Crude oil futures fell 2.1% to near $98 a barrel Thursday, posting the biggest decline in three weeks on continued worries about Europe's sovereign debt.
Prices had posted early gains, approaching $102 a barrel, after a larger-than-expected drop in new claims for U.S. jobless benefits. The Labor Department said benefits filings in the week ended Dec. 3 fell by 23,000 and were at the lowest level in nine months. Economists had expected a 7,000 decline in the week.
But the weight of concerns, as European leaders begin a two-day summit meeting, hit equities price and crude tumbled. Oil, like all global markets, has been gripped by concerns in recent months that the crisis in European could trigger a global economic slowdown.
Those concerns were especially evident in the heating oil futures market Thursday, traders said, as prices fell to their lowest level since Nov. 25 on fears of a potential slowdown in U.S. exports of related diesel fuel. Latest U.S. government data show that 42% of record-high exports of distillate fuel (diesel/heating oil) in September were bound for Europe.

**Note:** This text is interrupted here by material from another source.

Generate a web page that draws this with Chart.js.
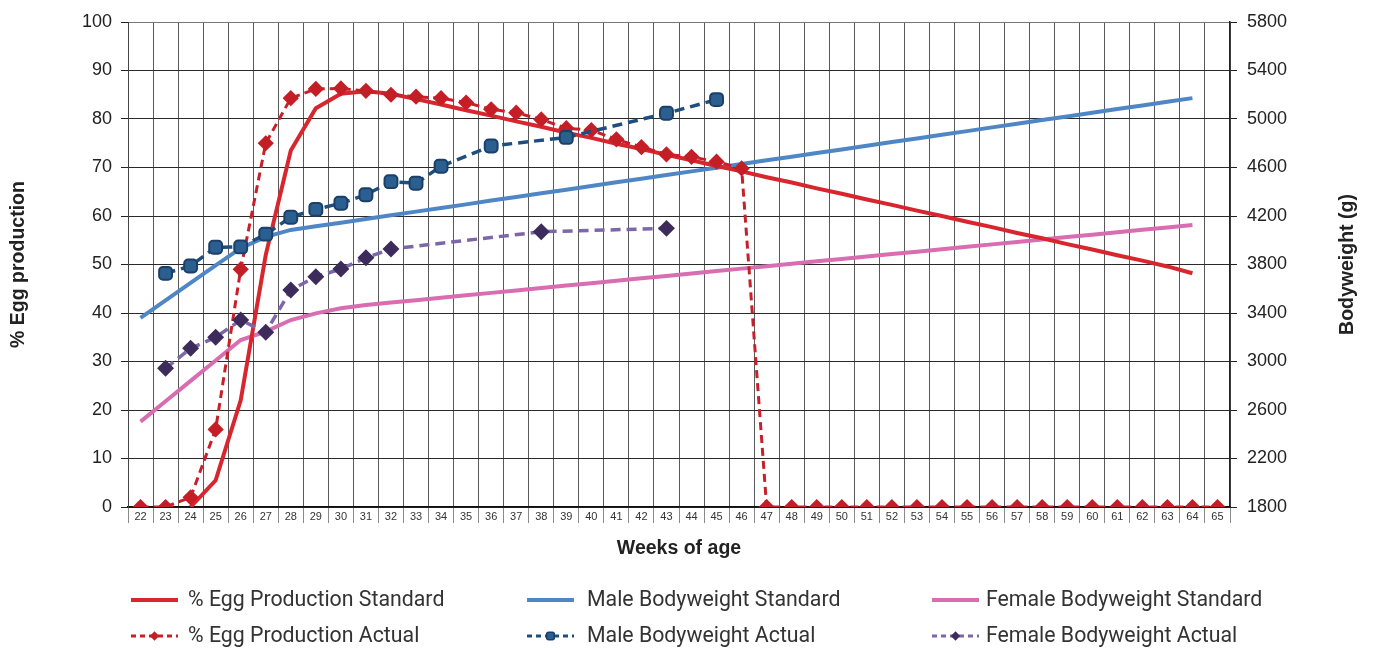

Light, sweet crude oil for January delivery on the New York Mercantile Exchange settled 2.1%, or $2.15 a barrel, to $98.34 a barrel. The price is the lowest since Nov. 28 and the decline was the biggest since Nov. 17. ICE North Sea Brent crude oil for January settled $1.42 a barrel, or 1.3%, lower at $108.11 a barrel. That's the lowest price since Nov. 25.
"The situation in Europe swings between optimism and pessimism every single day," said Tom Bentz, director at BNP Paribas Prime Brokerage in New York. "Lately, the market has built in a lot of optimism and I'm afraid of a letdown."

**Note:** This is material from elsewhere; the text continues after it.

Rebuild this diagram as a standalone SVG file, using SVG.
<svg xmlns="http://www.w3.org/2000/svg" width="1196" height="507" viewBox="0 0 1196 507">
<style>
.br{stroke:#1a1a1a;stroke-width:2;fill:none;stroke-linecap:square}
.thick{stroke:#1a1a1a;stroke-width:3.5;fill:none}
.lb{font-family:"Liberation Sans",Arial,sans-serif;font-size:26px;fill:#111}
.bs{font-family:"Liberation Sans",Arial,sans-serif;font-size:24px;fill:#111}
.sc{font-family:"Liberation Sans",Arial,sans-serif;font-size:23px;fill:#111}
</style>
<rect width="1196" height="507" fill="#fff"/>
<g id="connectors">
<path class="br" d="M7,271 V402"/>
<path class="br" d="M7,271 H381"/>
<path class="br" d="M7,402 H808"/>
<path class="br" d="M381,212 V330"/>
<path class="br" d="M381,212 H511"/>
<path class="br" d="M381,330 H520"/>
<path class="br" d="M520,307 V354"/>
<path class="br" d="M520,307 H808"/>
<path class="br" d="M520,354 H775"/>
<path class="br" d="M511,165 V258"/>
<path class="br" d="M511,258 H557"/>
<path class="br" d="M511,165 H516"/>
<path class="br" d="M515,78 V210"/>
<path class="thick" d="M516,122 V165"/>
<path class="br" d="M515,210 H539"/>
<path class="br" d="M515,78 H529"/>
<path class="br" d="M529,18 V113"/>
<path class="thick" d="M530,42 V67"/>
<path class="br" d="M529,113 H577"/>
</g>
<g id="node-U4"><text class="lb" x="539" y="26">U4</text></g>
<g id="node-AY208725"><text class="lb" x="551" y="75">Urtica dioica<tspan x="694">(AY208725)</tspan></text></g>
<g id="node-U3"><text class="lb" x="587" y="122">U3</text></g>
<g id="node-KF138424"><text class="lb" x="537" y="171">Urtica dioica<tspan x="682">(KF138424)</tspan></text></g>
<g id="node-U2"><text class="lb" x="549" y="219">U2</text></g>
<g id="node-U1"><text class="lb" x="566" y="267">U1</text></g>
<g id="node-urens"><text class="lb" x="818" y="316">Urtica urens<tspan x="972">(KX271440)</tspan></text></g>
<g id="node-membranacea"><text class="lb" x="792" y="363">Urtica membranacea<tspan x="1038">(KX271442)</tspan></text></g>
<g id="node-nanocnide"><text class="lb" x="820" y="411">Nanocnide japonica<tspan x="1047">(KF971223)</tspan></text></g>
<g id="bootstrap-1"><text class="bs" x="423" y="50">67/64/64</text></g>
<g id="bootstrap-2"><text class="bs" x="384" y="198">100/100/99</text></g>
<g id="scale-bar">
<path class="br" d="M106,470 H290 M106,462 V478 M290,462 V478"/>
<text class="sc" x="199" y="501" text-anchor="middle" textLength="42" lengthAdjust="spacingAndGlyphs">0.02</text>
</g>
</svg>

The oil price weakness comes as U.S inventories of crude oil, gasoline and heating oil all showed larger-than-expected increases last week, according to a report Wednesday by the Energy Information Administration.

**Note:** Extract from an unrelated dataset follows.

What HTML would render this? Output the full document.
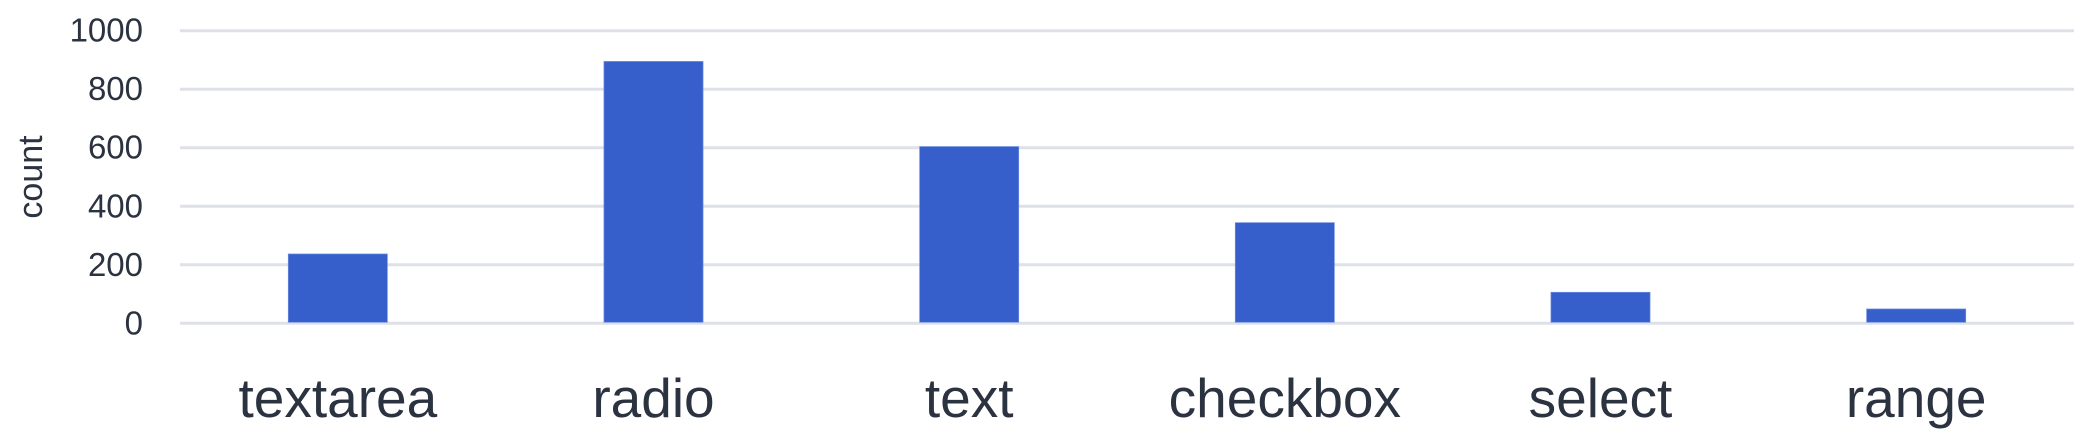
<!DOCTYPE html>
<html><head><meta charset="utf-8"><style>
html,body{margin:0;padding:0;background:#fff;}
svg{display:block;}
text{font-family:"Liberation Sans",sans-serif;fill:#2b3240;}
</style></head><body>
<svg id="chart" width="2094" height="448" viewBox="0 0 2094 448" xmlns="http://www.w3.org/2000/svg">
<g id="grid"></g>
<g id="bars"></g>
<g id="yticks"></g>
<g id="xticks"></g>
<text transform="translate(42,177) rotate(-90)" text-anchor="middle" font-size="34">count</text>
</svg>
<script>
const categories = ["textarea","radio","text","checkbox","select","range"];
const counts = [237, 895, 604, 344, 106, 49];
const yTicks = [0, 200, 400, 600, 800, 1000];

const NS = "http://www.w3.org/2000/svg";
const x0 = 180, x1 = 2074, y0 = 323.3, yTop = 30.7, yMax = 1000;
const band = (x1 - x0) / categories.length;
const barW = band * 0.314;
function yScale(v){ return y0 - (v / yMax) * (y0 - yTop); }
function xCenter(i){ return x0 + band * (i + 0.5); }

const grid = document.getElementById('grid');
const yt = document.getElementById('yticks');
yTicks.forEach(t => {
  const l = document.createElementNS(NS,'line');
  
  
  l.setAttribute('x1', x0); l.setAttribute('x2', x1);
  l.setAttribute('y1', yScale(t)); l.setAttribute('y2', yScale(t));
  l.setAttribute('stroke', '#dfe1e8'); l.setAttribute('stroke-width', '3');
  grid.appendChild(l);
  const tx = document.createElementNS(NS,'text');
  
  
  tx.setAttribute('x', 143); tx.setAttribute('y', yScale(t) + 11);
  tx.setAttribute('text-anchor', 'end'); tx.setAttribute('font-size', '33');
  tx.textContent = t;
  yt.appendChild(tx);
});

const bars = document.getElementById('bars');
const xt = document.getElementById('xticks');
categories.forEach((c, i) => {
  const r = document.createElementNS(NS,'rect');
  
  
  const top = yScale(counts[i]);
  r.setAttribute('x', xCenter(i) - barW/2); r.setAttribute('y', top);
  r.setAttribute('width', barW); r.setAttribute('height', y0 - 1 - top);
  r.setAttribute('fill', '#365fcc'); r.setAttribute('stroke', '#6d8ee0'); r.setAttribute('stroke-width', '0.7');
  bars.appendChild(r);
  const tx = document.createElementNS(NS,'text');
  
  
  tx.setAttribute('x', xCenter(i)); tx.setAttribute('y', 417);
  tx.setAttribute('text-anchor', 'middle'); tx.setAttribute('font-size', '55');
  tx.textContent = c;
  xt.appendChild(tx);
});
</script>
</body></html>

The rise in crude oil stocks pushed inventories above the five-year average level by 4.5 million barrels. Just two weeks ago, stocks were 3.6 million barrels below that mark. But because of rising refiner processing, crude stocks now cover just 22 days of refiner demand, the lowest level in three years and slightly less than the five-year average. In the key Gulf Coast refining region, crude stocks cover 21 days of refiner demand, the lowest level in four years, EIA data show.
Higher refinery operations pushed distillate output to a record high above 5 million barrels a day. U.S. demand for the fuel was up 7% from a year ago, while exports were up 21.7% from a year ago, according to most recent monthly data, for September. Distillate exports to Europe in September averaged 390,000 barrels a day, or 42% or record exports of 931,000 barrels a day in the month, EIA data show. U.S. distillate stocks are 2.5% below the five-year average for this time of year, but that's the slimmest gap since October.
"Europe is more of a distillate economy and Europe is a large buyer of our exports," said Andy Lipow, president of Houston-based Lipow and Associates. A slowdown in Europe would cut demand for those exports, he said.
The EIA also showed gasoline demand fell to a 10-year low for the week. Inventories hit a two-month high of 215 million barrels and were 4% above the 5-year average. That level of supply would cover 25 days of current demand, the highest level for the week since 1999.
Nymex heating oil for January delivery settled 5.26 cents, or 1.8%, lower at $2.9298 a gallon. That's the lowest price since Nov. 25 and the drop was the biggest in a week.
Reformulated gasoline blendstock futures for January settled 2.03 cents lower at $2.566 a gallon, a one-week low.